Gua Maria Pohsarang merupakan salah satu tempat di Kediri yang paling sering kami kunjungi. Setiap pulang kampung, rasanya selalu ingin pergi ke tempat ini. Seringnya, inilah yang kami lakukan: datang dengan gembira, jalan pelan-pelan mulai dari tempat parkir, komentar ini itu pada para penjual yang banyak di sana (tidak beli apa pun, hehehe), mengelus saja kepala anak-anak penjual lilin, lalu berdoa singkat di  depan Bunda Maria yang berkain berkonde di samping gereja. Usai itu lanjut jalan pelan ke arah Gua Maria yang besar, mencuci kaki tangan dan muka serta minum sedikit airnya, lalu duduk-duduk ngadu di depan Bunda Maria yang besar di atas. Letak Bunda Maria di gua yang besar ini tidak tepat menurutku, membuatku mendongak, terasa jauhhhhh.... Jadi aku tetap suka di dekat Bunda Maria yang kecil sederhana dan bisa disentuh.
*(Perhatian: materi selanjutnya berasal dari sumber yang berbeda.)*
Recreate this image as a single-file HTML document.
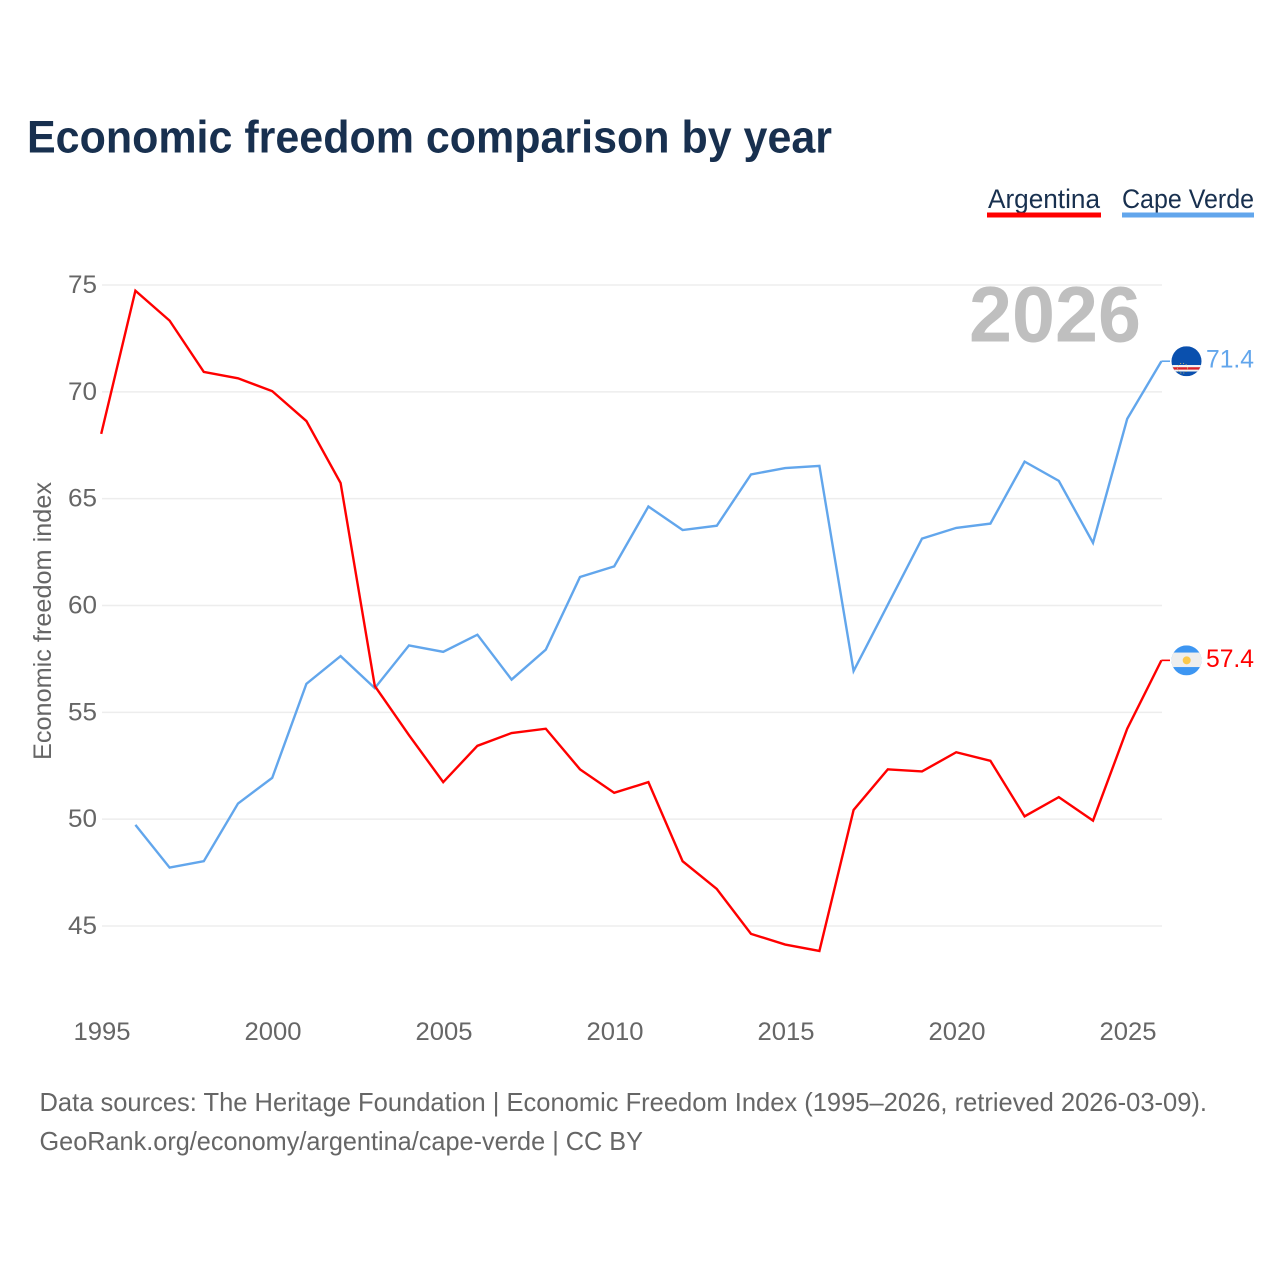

Selebihnya, biasanya kami duduk-duduk saja depan gua, diem-diem beberapa saat di situ, tidak melakukan apa-apa.

Begitu pun hari itu, setelah mengunjungi Selomangleng, lalu duduk di Gua Maria membuatku merasa tenangggg.... Seperti inilah 'rumah', entah di mana pun itu. Hanya duduk, mendengarkan suara beririk dari para pengunjung namun tak cukup konsentrasi untuk menangkap mereka bicara apa. Sesekali ada burung tertentu yang melintas dengan suaranya. Daun-daun yang tak punya mulut pun bisa menguarkan suaranya yang syahdu, kadang bergemuruh.

Wajah Bunda Maria menatap jauh. Bagusnya, Bunda Maria besar ini memiliki paras yang sangat keibuan, berahang bulat kukuh seperti menggambarkan ketabahan, mirip dengan wajah-wajah para ibu di Pedesaan Pohsarang yang sejak awal sudah biasa bekerja keras di antara bebatuan. Dan seperti itulah memang seorang ibu. Bekerja dengan kaki tangan hati dan pikirannya, dengan suara yang kadang lembut kadang keras kadang tak muncul. Badan otomatis tidak langsing kurus seperti para model, tapi berisi, berotot, tentu saja dengan lemak di bagian-bagian tertentu menandakan kesuburan.

Nah, mengunjungi Pohsarang dengan cara itu membuatku tenang. Tak usah buru-buru, pun tidak memaksakan diri untuk berdoa sepanjang Jalan Salib atau hal-hal lain yang direkayasa. Tenangggg...

Bunda Maria, doakanlah kami anak-anakmu yang masih berziarah di dunia ini dalam suka dan duka.